===== PROVIDED MATERIAL =====

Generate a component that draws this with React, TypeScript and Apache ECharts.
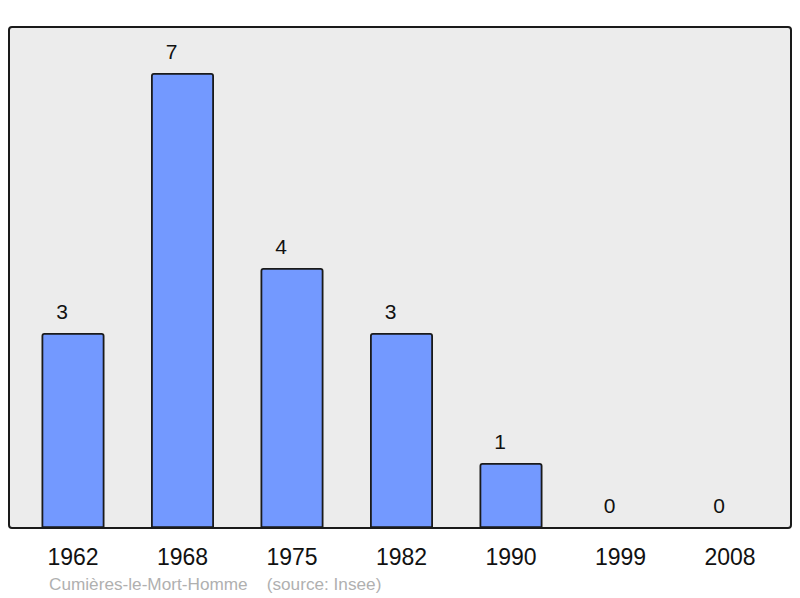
import React, { useEffect, useRef } from "react";
import * as echarts from "echarts";

const categories = ["1962", "1968", "1975", "1982", "1990", "1999", "2008"];
const values = [3, 7, 4, 3, 1, 0, 0];
const footer = "Cumières-le-Mort-Homme    (source: Insee)";

export default function App() {
  const ref = useRef<HTMLDivElement>(null);
  useEffect(() => {
    document.body.style.margin = "0";
    if (!ref.current) return;
    const chart = echarts.init(ref.current, null, { renderer: "svg" });
    chart.setOption({
      animation: false,
      textStyle: { fontFamily: "Liberation Sans, Arial, sans-serif" },
      grid: { left: 18.25, width: 766.5, top: 73, height: 455 },
      xAxis: {
        type: "category",
        data: categories,
        axisLine: { show: false },
        axisTick: { show: false },
        axisLabel: {
          color: "#111",
          fontSize: 23,
          margin: 17,
          fontFamily: "Liberation Sans, Arial, sans-serif",
        },
      },
      yAxis: {
        type: "value",
        min: 0,
        max: 7,
        show: false,
        splitLine: { show: false },
      },
      graphic: [
        {
          type: "rect",
          z: -10,
          shape: { x: 9, y: 27, width: 782, height: 501, r: 3 },
          style: { fill: "#ececec", stroke: "#1a1a1a", lineWidth: 2 },
        },
        {
          type: "text",
          x: 49,
          y: 584,
          style: {
            text: footer,
            fill: "#b0b0b0",
            fontSize: 17.2,
            fontFamily: "Liberation Sans, Arial, sans-serif",
            verticalAlign: "middle",
            whiteSpace: "pre",
          },
        },
      ],
      series: [
        {
          type: "bar",
          data: values,
          barWidth: 63,
          itemStyle: {
            color: "#7399ff",
            borderColor: "#1a1a1a",
            borderWidth: 1.8,
            borderRadius: [2, 2, 0, 0],
          },
          label: {
            show: true,
            position: "top",
            distance: 11,
            offset: [-11, 0],
            color: "#111",
            fontSize: 21,
            fontFamily: "Liberation Sans, Arial, sans-serif",
          },
        },
      ],
    });
    return () => chart.dispose();
  }, []);
  return <div ref={ref} style={{ width: 800, height: 598 }} />;
}
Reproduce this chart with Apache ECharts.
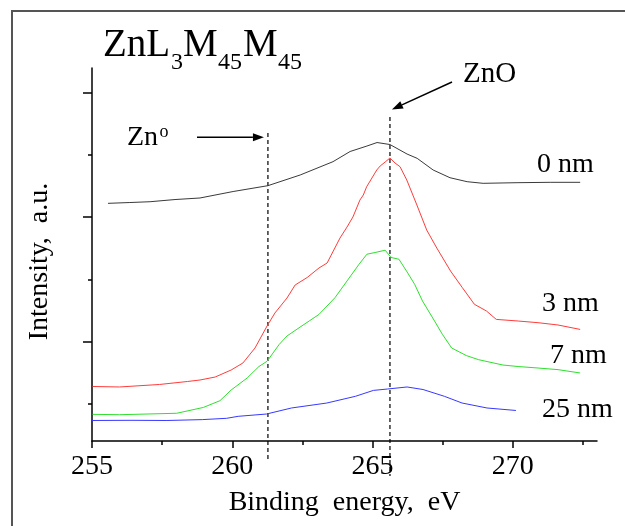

=====

WORK REQUIRED: Where a line contains "React", copy that line.

TASK OUTPUT:
Generate a component that draws this with React, TypeScript and Apache ECharts.
import React, { useEffect, useRef } from "react";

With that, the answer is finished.